YOUR INSTRUCTIONS. Give every line again exactly as it appears, please, but not the pictures.

GIVEN MATERIAL.
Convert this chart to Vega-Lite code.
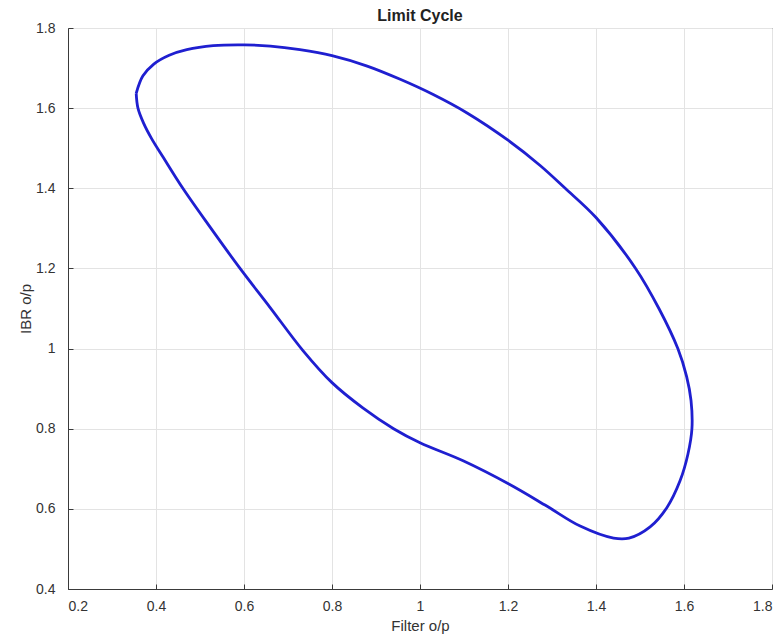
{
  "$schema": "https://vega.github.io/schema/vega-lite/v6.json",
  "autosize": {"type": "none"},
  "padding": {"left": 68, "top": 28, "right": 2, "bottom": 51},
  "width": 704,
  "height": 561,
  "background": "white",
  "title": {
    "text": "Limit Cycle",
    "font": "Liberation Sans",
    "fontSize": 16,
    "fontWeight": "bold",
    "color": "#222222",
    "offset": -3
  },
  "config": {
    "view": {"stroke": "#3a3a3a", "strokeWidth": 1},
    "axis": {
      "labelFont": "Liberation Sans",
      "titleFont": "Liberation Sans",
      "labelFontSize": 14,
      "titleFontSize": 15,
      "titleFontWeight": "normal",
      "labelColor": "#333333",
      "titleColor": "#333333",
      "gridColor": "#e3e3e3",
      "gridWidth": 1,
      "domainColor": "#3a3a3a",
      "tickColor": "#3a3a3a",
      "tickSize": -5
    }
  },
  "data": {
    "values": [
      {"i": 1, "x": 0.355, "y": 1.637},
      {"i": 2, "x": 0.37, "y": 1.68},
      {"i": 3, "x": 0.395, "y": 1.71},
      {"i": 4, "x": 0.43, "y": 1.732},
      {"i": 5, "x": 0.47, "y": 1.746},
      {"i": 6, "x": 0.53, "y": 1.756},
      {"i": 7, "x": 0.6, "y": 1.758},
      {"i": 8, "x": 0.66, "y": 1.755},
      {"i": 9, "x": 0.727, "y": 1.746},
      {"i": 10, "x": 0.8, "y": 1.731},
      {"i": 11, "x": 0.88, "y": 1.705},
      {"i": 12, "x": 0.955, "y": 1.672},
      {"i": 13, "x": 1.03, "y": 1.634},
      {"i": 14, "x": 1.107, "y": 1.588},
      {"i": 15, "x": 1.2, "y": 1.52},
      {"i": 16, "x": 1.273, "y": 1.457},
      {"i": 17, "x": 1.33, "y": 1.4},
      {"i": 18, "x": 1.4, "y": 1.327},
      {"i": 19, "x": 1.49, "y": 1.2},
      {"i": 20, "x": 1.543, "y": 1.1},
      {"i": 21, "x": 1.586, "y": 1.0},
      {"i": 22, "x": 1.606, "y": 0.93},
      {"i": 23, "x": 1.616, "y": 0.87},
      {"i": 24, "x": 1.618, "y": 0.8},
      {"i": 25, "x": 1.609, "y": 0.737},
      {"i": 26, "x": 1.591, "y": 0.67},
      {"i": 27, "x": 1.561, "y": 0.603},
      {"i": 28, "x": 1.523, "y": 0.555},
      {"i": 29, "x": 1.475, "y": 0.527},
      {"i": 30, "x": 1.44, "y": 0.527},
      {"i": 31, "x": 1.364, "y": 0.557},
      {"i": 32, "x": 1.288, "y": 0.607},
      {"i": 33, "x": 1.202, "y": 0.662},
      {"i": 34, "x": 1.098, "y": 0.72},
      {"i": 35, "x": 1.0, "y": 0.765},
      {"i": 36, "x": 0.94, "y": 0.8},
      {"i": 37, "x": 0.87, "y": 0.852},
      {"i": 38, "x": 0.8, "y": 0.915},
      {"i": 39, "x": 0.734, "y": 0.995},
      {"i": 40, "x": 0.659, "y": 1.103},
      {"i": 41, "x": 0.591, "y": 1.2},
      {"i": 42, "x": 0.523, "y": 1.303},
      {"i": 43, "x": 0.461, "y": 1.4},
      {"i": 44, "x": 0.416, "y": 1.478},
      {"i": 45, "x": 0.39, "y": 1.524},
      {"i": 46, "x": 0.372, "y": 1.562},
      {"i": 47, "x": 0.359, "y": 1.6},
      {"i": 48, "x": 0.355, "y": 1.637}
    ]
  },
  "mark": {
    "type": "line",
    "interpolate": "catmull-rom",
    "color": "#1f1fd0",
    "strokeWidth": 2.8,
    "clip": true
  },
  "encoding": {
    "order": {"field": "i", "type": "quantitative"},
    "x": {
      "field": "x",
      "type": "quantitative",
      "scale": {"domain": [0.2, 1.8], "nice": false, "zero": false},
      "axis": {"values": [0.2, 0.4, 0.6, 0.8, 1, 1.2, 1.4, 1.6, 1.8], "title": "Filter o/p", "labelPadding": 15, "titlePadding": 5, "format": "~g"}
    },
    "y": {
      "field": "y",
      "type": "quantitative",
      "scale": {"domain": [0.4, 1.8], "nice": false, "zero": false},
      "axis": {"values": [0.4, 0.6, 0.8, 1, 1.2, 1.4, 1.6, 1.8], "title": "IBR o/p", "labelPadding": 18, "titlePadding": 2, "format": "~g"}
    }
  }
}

ANSWER TO THIS EXERCISE.
Convert this chart to Vega-Lite code.
{
  "$schema": "https://vega.github.io/schema/vega-lite/v6.json",
  "autosize": {"type": "none"},
  "padding": {"left": 68, "top": 28, "right": 2, "bottom": 51},
  "width": 704,
  "height": 561,
  "background": "white",
  "title": {
    "text": "Limit Cycle",
    "font": "Liberation Sans",
    "fontSize": 16,
    "fontWeight": "bold",
    "color": "#222222",
    "offset": -3
  },
  "config": {
    "view": {"stroke": "#3a3a3a", "strokeWidth": 1},
    "axis": {
      "labelFont": "Liberation Sans",
      "titleFont": "Liberation Sans",
      "labelFontSize": 14,
      "titleFontSize": 15,
      "titleFontWeight": "normal",
      "labelColor": "#333333",
      "titleColor": "#333333",
      "gridColor": "#e3e3e3",
      "gridWidth": 1,
      "domainColor": "#3a3a3a",
      "tickColor": "#3a3a3a",
      "tickSize": -5
    }
  },
  "data": {
    "values": [
      {"i": 1, "x": 0.355, "y": 1.637},
      {"i": 2, "x": 0.37, "y": 1.68},
      {"i": 3, "x": 0.395, "y": 1.71},
      {"i": 4, "x": 0.43, "y": 1.732},
      {"i": 5, "x": 0.47, "y": 1.746},
      {"i": 6, "x": 0.53, "y": 1.756},
      {"i": 7, "x": 0.6, "y": 1.758},
      {"i": 8, "x": 0.66, "y": 1.755},
      {"i": 9, "x": 0.727, "y": 1.746},
      {"i": 10, "x": 0.8, "y": 1.731},
      {"i": 11, "x": 0.88, "y": 1.705},
      {"i": 12, "x": 0.955, "y": 1.672},
      {"i": 13, "x": 1.03, "y": 1.634},
      {"i": 14, "x": 1.107, "y": 1.588},
      {"i": 15, "x": 1.2, "y": 1.52},
      {"i": 16, "x": 1.273, "y": 1.457},
      {"i": 17, "x": 1.33, "y": 1.4},
      {"i": 18, "x": 1.4, "y": 1.327},
      {"i": 19, "x": 1.49, "y": 1.2},
      {"i": 20, "x": 1.543, "y": 1.1},
      {"i": 21, "x": 1.586, "y": 1.0},
      {"i": 22, "x": 1.606, "y": 0.93},
      {"i": 23, "x": 1.616, "y": 0.87},
      {"i": 24, "x": 1.618, "y": 0.8},
      {"i": 25, "x": 1.609, "y": 0.737},
      {"i": 26, "x": 1.591, "y": 0.67},
      {"i": 27, "x": 1.561, "y": 0.603},
      {"i": 28, "x": 1.523, "y": 0.555},
      {"i": 29, "x": 1.475, "y": 0.527},
      {"i": 30, "x": 1.44, "y": 0.527},
      {"i": 31, "x": 1.364, "y": 0.557},
      {"i": 32, "x": 1.288, "y": 0.607},
      {"i": 33, "x": 1.202, "y": 0.662},
      {"i": 34, "x": 1.098, "y": 0.72},
      {"i": 35, "x": 1.0, "y": 0.765},
      {"i": 36, "x": 0.94, "y": 0.8},
      {"i": 37, "x": 0.87, "y": 0.852},
      {"i": 38, "x": 0.8, "y": 0.915},
      {"i": 39, "x": 0.734, "y": 0.995},
      {"i": 40, "x": 0.659, "y": 1.103},
      {"i": 41, "x": 0.591, "y": 1.2},
      {"i": 42, "x": 0.523, "y": 1.303},
      {"i": 43, "x": 0.461, "y": 1.4},
      {"i": 44, "x": 0.416, "y": 1.478},
      {"i": 45, "x": 0.39, "y": 1.524},
      {"i": 46, "x": 0.372, "y": 1.562},
      {"i": 47, "x": 0.359, "y": 1.6},
      {"i": 48, "x": 0.355, "y": 1.637}
    ]
  },
  "mark": {
    "type": "line",
    "interpolate": "catmull-rom",
    "color": "#1f1fd0",
    "strokeWidth": 2.8,
    "clip": true
  },
  "encoding": {
    "order": {"field": "i", "type": "quantitative"},
    "x": {
      "field": "x",
      "type": "quantitative",
      "scale": {"domain": [0.2, 1.8], "nice": false, "zero": false},
      "axis": {"values": [0.2, 0.4, 0.6, 0.8, 1, 1.2, 1.4, 1.6, 1.8], "title": "Filter o/p", "labelPadding": 15, "titlePadding": 5, "format": "~g"}
    },
    "y": {
      "field": "y",
      "type": "quantitative",
      "scale": {"domain": [0.4, 1.8], "nice": false, "zero": false},
      "axis": {"values": [0.4, 0.6, 0.8, 1, 1.2, 1.4, 1.6, 1.8], "title": "IBR o/p", "labelPadding": 18, "titlePadding": 2, "format": "~g"}
    }
  }
}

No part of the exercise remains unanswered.